Prompt:
The listing below begins with the first line you should copy; stop after the line containing "import plotly.graph_objects as go", and drop every picture.
————
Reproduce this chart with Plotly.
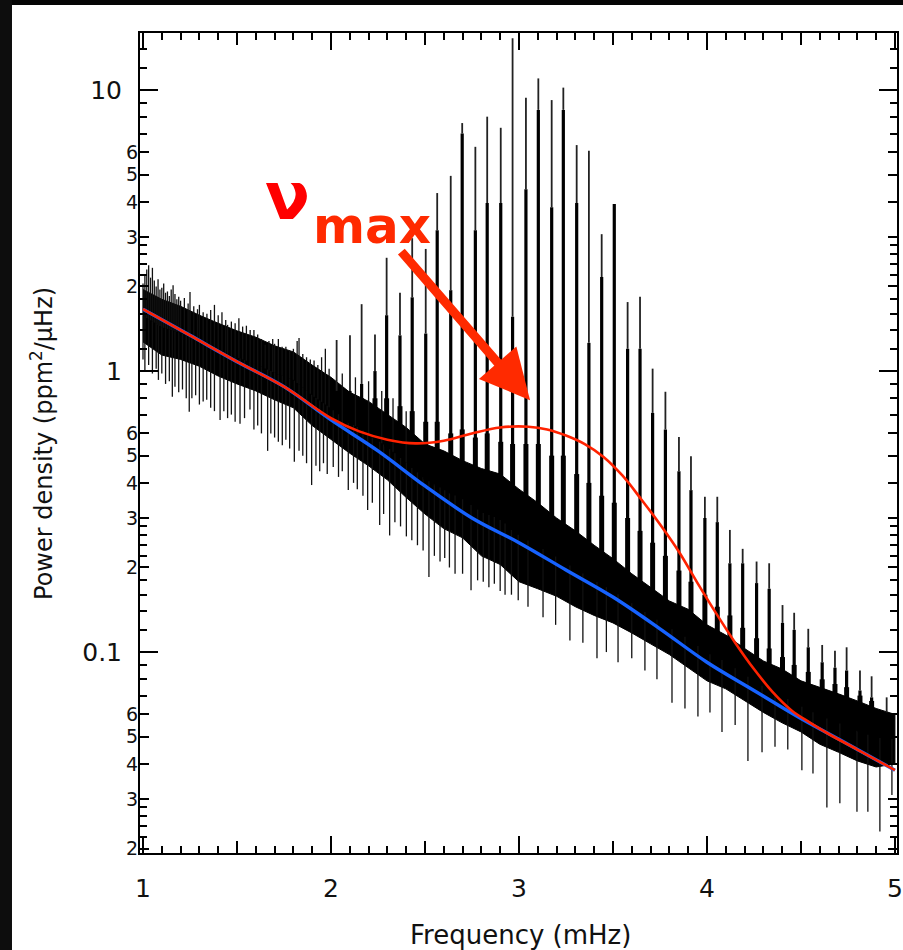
import numpy as np
import plotly.graph_objects as go

# ---------------- data ----------------
# solid core of the power spectrum (lower / upper edge), mHz and ppm^2/uHz
core_f = [1.0, 1.1, 1.2, 1.3, 1.4, 1.5, 1.6, 1.7, 1.8, 1.9, 2.0, 2.1, 2.2, 2.3, 2.4,
          2.5, 2.6, 2.7, 2.8, 2.9, 3.0, 3.1, 3.2, 3.3, 3.4, 3.5, 3.6, 3.7, 3.8, 3.9,
          4.0, 4.1, 4.2, 4.3, 4.4, 4.5, 4.6, 4.7, 4.8, 4.9, 5.0]
core_hi = [1.95, 1.8, 1.7, 1.58, 1.48, 1.39, 1.32, 1.23, 1.17, 1.05, 0.95, 0.84, 0.78,
           0.70, 0.63, 0.55, 0.52, 0.48, 0.45, 0.43, 0.38, 0.34, 0.30, 0.27, 0.24,
           0.215, 0.19, 0.17, 0.152, 0.142, 0.125, 0.115, 0.103, 0.093, 0.087, 0.079,
           0.075, 0.071, 0.067, 0.063, 0.060]
core_lo = [1.27, 1.14, 1.1, 1.04, 0.96, 0.9, 0.85, 0.79, 0.74, 0.64, 0.57, 0.51, 0.46,
           0.41, 0.355, 0.31, 0.275, 0.255, 0.22, 0.205, 0.178, 0.168, 0.158, 0.145,
           0.135, 0.127, 0.117, 0.107, 0.098, 0.088, 0.079, 0.074, 0.067, 0.061, 0.056,
           0.052, 0.047, 0.044, 0.041, 0.039, 0.040]

# p-mode peaks: frequency, broad base top, thick body top, thin peak top
mode_f = [2.030, 2.101, 2.163, 2.234, 2.296, 2.367, 2.432, 2.504, 2.565, 2.637, 2.698,
          2.768, 2.831, 2.903, 2.966, 3.037, 3.103, 3.174, 3.236, 3.307, 3.372, 3.440,
          3.507, 3.578, 3.644, 3.711, 3.779, 3.851, 3.915, 3.989, 4.055, 4.122, 4.190,
          4.264, 4.331, 4.402, 4.464, 4.539, 4.613, 4.681, 4.743, 4.814, 4.876, 4.956]
mode_tooth = [0.8, 0.8, 0.8, 0.8, 0.8, 0.75, 0.72, 0.66, 0.66, 0.6, 0.62, 0.58, 0.6,
              0.56, 0.55, 0.55, 0.55, 0.5, 0.5, 0.43, 0.4, 0.36, 0.34, 0.3, 0.27, 0.245,
              0.22, 0.195, 0.178, 0.16, 0.145, 0.135, 0.122, 0.112, 0.103, 0.096, 0.09,
              0.085, 0.08, 0.077, 0.075, 0.07, 0.067, 0.06]
mode_body = [0.85, 0.85, 0.9, 1.0, 1.58, 1.34, 1.83, 1.36, 3.17, 1.94, 7.0, 3.17, 3.96,
             3.96, 1.56, 4.44, 8.5, 3.83, 8.5, 3.96, 1.26, 2.16, 3.93, 1.2, 1.2, 0.71,
             0.62, 0.44, 0.377, 0.30, 0.29, 0.207, 0.207, 0.176, 0.168, 0.127, 0.12,
             0.104, 0.092, 0.088, 0.086, 0.073, 0.069, 0.061]
mode_peak = [1.29, 1.34, 1.73, 1.35, 2.53, 1.90, 2.97, 2.72, 4.30, 4.95, 7.63, 6.28, 8.04,
             7.34, 15.3, 9.39, 11.0, 9.21, 10.2, 6.37, 6.08, 3.07, 3.93, 1.76, 1.84, 1.02,
             0.844, 0.582, 0.498, 0.357, 0.357, 0.272, 0.233, 0.210, 0.207, 0.147, 0.138,
             0.121, 0.106, 0.101, 0.104, 0.086, 0.082, 0.069]

# noise spikes rising above the core
up_f = [1.00, 1.01, 1.02, 1.03, 1.04, 1.05, 1.06, 1.07, 1.08, 1.09, 1.10, 1.11, 1.12,
        1.13, 1.14, 1.15, 1.16, 1.17, 1.18, 1.19, 1.20, 1.22, 1.24, 1.25, 1.27, 1.29,
        1.30, 1.32, 1.34, 1.36, 1.38, 1.40, 1.42, 1.44, 1.45, 1.47, 1.49, 1.51, 1.53,
        1.55, 1.57, 1.59, 1.61, 1.63, 1.65, 1.67, 1.69, 1.70, 1.72, 1.74, 1.76, 1.78,
        1.80, 1.82, 1.83, 1.85, 1.87, 1.89, 1.91, 1.93, 1.95, 1.97, 1.99, 2.06, 2.13,
        2.20, 2.27, 2.33, 2.40]
up_v = [2.05, 2.20, 2.30, 2.38, 2.15, 2.33, 2.10, 2.00, 2.12, 1.95, 1.98, 2.05, 1.90,
        1.92, 1.85, 1.95, 2.02, 1.88, 1.80, 1.84, 1.78, 1.82, 1.74, 1.91, 1.70, 1.66,
        1.72, 1.62, 1.60, 1.65, 1.72, 1.58, 1.62, 1.52, 1.46, 1.50, 1.48, 1.54, 1.44,
        1.45, 1.40, 1.40, 1.35, 1.30, 1.24, 1.28, 1.30, 1.25, 1.30, 1.22, 1.22, 1.18,
        1.20, 1.28, 1.31, 1.15, 1.12, 1.10, 1.09, 1.05, 1.12, 1.20, 1.02, 0.98, 0.95,
        0.92, 0.85, 0.80, 0.72]

# noise spikes / inter-mode dips falling below the core
dn_f = [1.00, 1.01, 1.03, 1.05, 1.07, 1.082, 1.10, 1.12, 1.14, 1.156, 1.17, 1.19, 1.21,
        1.23, 1.246, 1.26, 1.28, 1.30, 1.32, 1.339, 1.36, 1.38, 1.41, 1.43, 1.45, 1.47,
        1.49, 1.516, 1.54, 1.569, 1.59, 1.61, 1.63, 1.663, 1.68, 1.70, 1.72, 1.741,
        1.76, 1.78, 1.805, 1.83, 1.85, 1.87, 1.897, 1.92, 1.94, 1.96, 1.98, 2.012,
        2.04, 2.06, 2.092, 2.12, 2.14, 2.17, 2.195, 2.22, 2.259, 2.28, 2.312, 2.34,
        2.37, 2.401, 2.43, 2.46, 2.49, 2.521, 2.55, 2.58, 2.605, 2.63, 2.66, 2.70,
        2.745, 2.78, 2.810, 2.84, 2.869, 2.90, 2.926, 2.96, 2.996,
        3.048, 3.128, 3.195, 3.271, 3.340, 3.415, 3.465, 3.527, 3.600, 3.670, 3.734,
        3.814, 3.883, 3.952, 4.016, 4.080, 4.150, 4.218, 4.293, 4.362, 4.430, 4.505,
        4.564, 4.638, 4.707, 4.798, 4.856, 4.920, 4.984]
dn_v = [1.10, 1.00, 1.05, 0.98, 1.02, 0.93, 0.98, 0.90, 0.92, 0.81, 0.88, 0.84, 0.86,
        0.80, 0.716, 0.80, 0.82, 0.76, 0.78, 0.79, 0.74, 0.72, 0.67, 0.72, 0.68, 0.70,
        0.66, 0.65, 0.68, 0.73, 0.62, 0.64, 0.60, 0.52, 0.60, 0.58, 0.56, 0.545,
        0.57, 0.53, 0.476, 0.52, 0.50, 0.47, 0.393, 0.46, 0.44, 0.47, 0.43, 0.456,
        0.42, 0.44, 0.377, 0.40, 0.38, 0.36, 0.32, 0.34, 0.283, 0.31, 0.26, 0.29,
        0.28, 0.258, 0.25, 0.24, 0.23, 0.185, 0.22, 0.21, 0.216, 0.20, 0.19, 0.19,
        0.166, 0.18, 0.178, 0.17, 0.175, 0.165, 0.16, 0.16, 0.153,
        0.145, 0.133, 0.125, 0.11, 0.108, 0.095, 0.100, 0.092, 0.095, 0.086, 0.080,
        0.066, 0.063, 0.059, 0.061, 0.052, 0.055, 0.041, 0.044, 0.046, 0.045, 0.038,
        0.037, 0.028, 0.029, 0.027, 0.027, 0.023, 0.031]

# background model (blue) and background + oscillation envelope (red)
bg_f = [1.0, 1.25, 1.5, 1.75, 2.0, 2.25, 2.5, 2.75, 3.0, 3.25, 3.5, 3.75, 4.0, 4.25,
        4.5, 4.75, 5.0]
bg_v = [1.66, 1.34, 1.08, 0.88, 0.67, 0.52, 0.39, 0.30, 0.245, 0.196, 0.157, 0.121,
        0.092, 0.073, 0.058, 0.047, 0.038]
fit_f = [1.0, 1.25, 1.5, 1.75, 2.0, 2.15, 2.3, 2.45, 2.6, 2.75, 2.9, 3.05, 3.15, 3.25,
         3.35, 3.45, 3.55, 3.65, 3.75, 3.85, 3.95, 4.05, 4.15, 4.25, 4.35, 4.45, 4.55,
         4.65, 4.8, 5.0]
fit_v = [1.66, 1.34, 1.08, 0.88, 0.68, 0.61, 0.57, 0.553, 0.565, 0.60, 0.63, 0.634,
         0.62, 0.59, 0.55, 0.495, 0.425, 0.35, 0.285, 0.228, 0.176, 0.137, 0.108, 0.087,
         0.072, 0.062, 0.056, 0.051, 0.045, 0.038]

# axis ticks
x_major = [1, 2, 3, 4, 5]
x_half = [1.5, 2.5, 3.5, 4.5]
y_major = [0.1, 1, 10]
y_major_txt = ["0.1", "1", "10"]
y_lab = [0.02, 0.03, 0.04, 0.05, 0.06, 0.2, 0.3, 0.4, 0.5, 0.6, 2, 3, 4, 5, 6]
y_lab_txt = ["2", "3", "4", "5", "6"] * 3
y_minor = [0.022, 0.024, 0.026, 0.028, 0.07, 0.08, 0.09,
           0.12, 0.14, 0.16, 0.18, 0.22, 0.24, 0.26, 0.28, 0.7, 0.8, 0.9,
           1.2, 1.4, 1.6, 1.8, 2.2, 2.4, 2.6, 2.8, 7, 8, 9, 12, 14]

# ---------------- helpers ----------------
log_hi = np.log10(core_hi)
log_lo = np.log10(core_lo)
log_mid = (log_hi + log_lo) / 2.0


def edge_at(fs, log_edge):
    """Where a spike leaves the solid core (position on the core edge)."""
    return list(10 ** np.interp(fs, core_f, log_edge))


def segments(fs, lows, highs):
    xs, ys = [], []
    for f, a, b in zip(fs, lows, highs):
        xs += [f, f, None]
        ys += [a, b, None]
    return xs, ys


FONT = "DejaVu Sans"
XR = [0.984, 5.011]
YR = [-1.715, 1.203]

fig = go.Figure()


def add_lines(xs, ys, color, width):
    fig.add_trace(go.Scatter(x=xs, y=ys, mode="lines", line=dict(color=color, width=width),
                             hoverinfo="skip"))


# solid core
fig.add_trace(go.Scatter(x=core_f + core_f[::-1], y=core_hi + core_lo[::-1],
                         fill="toself", fillcolor="black", mode="lines",
                         line=dict(color="black", width=1), hoverinfo="skip"))
# noise spikes
add_lines(*segments(up_f, edge_at(up_f, log_mid), up_v), "#111", 1.3)
add_lines(*segments(dn_f, edge_at(dn_f, log_mid), dn_v), "#111", 1.3)
# mode structure: broad base, thick body, thin peak
add_lines(*segments(mode_f, edge_at(mode_f, log_mid), mode_tooth), "black", 5)
add_lines(*segments(mode_f, edge_at(mode_f, log_mid), mode_body), "black", 3.2)
add_lines(*segments(mode_f, mode_body, mode_peak), "#222", 1.8)
# model lines
fig.add_trace(go.Scatter(x=bg_f, y=bg_v, mode="lines",
                         line=dict(color="#1662ff", width=3.4, shape="spline"),
                         hoverinfo="skip"))
fig.add_trace(go.Scatter(x=fit_f, y=fit_v, mode="lines",
                         line=dict(color="#ff2200", width=2.6, shape="spline"),
                         hoverinfo="skip"))
# carrier for the secondary tick axes
fig.add_trace(go.Scatter(x=bg_f[:1], y=bg_v[:1], mode="markers", marker=dict(opacity=0),
                         xaxis="x2", yaxis="y2", hoverinfo="skip"))

tick_common = dict(ticks="inside", tickwidth=2, tickcolor="black", showgrid=False,
                   zeroline=False, automargin=False)

fig.update_layout(
    width=903, height=950,
    margin=dict(l=140, r=6, t=33, b=97),
    paper_bgcolor="white", plot_bgcolor="white",
    showlegend=False,
    font=dict(family=FONT, color="#111"),
    xaxis=dict(range=XR, tickvals=x_major, ticklen=17, showline=True, linecolor="black",
               linewidth=2, mirror="ticks", tickfont=dict(size=25, family=FONT, color="#111"),
               ticklabelstandoff=12,
               minor=dict(tick0=1, dtick=0.1, ticks="inside", ticklen=7, tickwidth=2,
                          tickcolor="black", showgrid=False),
               **tick_common),
    xaxis2=dict(range=XR, overlaying="x", anchor="y", side="bottom", tickvals=x_half,
                ticklen=12, showticklabels=False, showline=False, mirror="ticks",
                **tick_common),
    yaxis=dict(type="log", range=YR, tickvals=y_major, ticktext=y_major_txt, ticklen=18,
               showline=True, linecolor="black", linewidth=2, mirror="ticks",
               tickfont=dict(size=25, family=FONT, color="#111"), ticklabelstandoff=11,
               minor=dict(tickvals=y_minor, ticks="inside", ticklen=7, tickwidth=2,
                          tickcolor="black", showgrid=False),
               **tick_common),
    yaxis2=dict(type="log", range=YR, overlaying="y", anchor="x2", side="left",
                tickvals=y_lab, ticktext=y_lab_txt, ticklen=9, showline=False,
                mirror="ticks", tickfont=dict(size=19, family=FONT, color="#111"),
                ticklabelstandoff=1, **tick_common),
)

fig.update_layout(
    shapes=[
        dict(type="rect", xref="paper", yref="paper", x0=-0.2, x1=1.1, y0=1.0341, y1=1.1,
             fillcolor="#050505", line=dict(width=0), layer="above"),
        dict(type="rect", xref="paper", yref="paper", x0=-0.2, x1=-0.1691, y0=-0.2, y1=1.1,
             fillcolor="#0d0d0d", line=dict(width=0), layer="above"),
    ],
    annotations=[
        dict(text="ν", xref="paper", yref="paper", x=0.1955, y=0.80, showarrow=False,
             font=dict(family=FONT, size=66, color="#ff0000", weight="bold"),
             xanchor="center", yanchor="middle"),
        dict(text="max", xref="paper", yref="paper", x=0.307, y=0.765, showarrow=False,
             font=dict(family=FONT, size=50, color="#ff2a00", weight="bold"),
             xanchor="center", yanchor="middle"),
        dict(text="", x=3.059, y=float(np.log10(0.788)), xref="x", yref="y",
             showarrow=True, ax=-130, ay=-150, arrowcolor="#ff2a00", arrowwidth=9,
             arrowhead=2, arrowsize=1.1, standoff=0),
        dict(text="Frequency (mHz)", xref="paper", yref="paper", x=0.502, y=-0.100,
             showarrow=False, font=dict(family=FONT, size=26, color="#111"),
             xanchor="center", yanchor="middle"),
        dict(text="Power density (ppm<sup>2</sup>/μHz)", xref="paper", yref="paper",
             x=-0.1295, y=0.50, textangle=-90, showarrow=False,
             font=dict(family=FONT, size=24, color="#111"),
             xanchor="center", yanchor="middle"),
    ],
)

fig.write_html("out.html")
————
Answer below:
Reproduce this chart with Plotly.
import numpy as np
import plotly.graph_objects as go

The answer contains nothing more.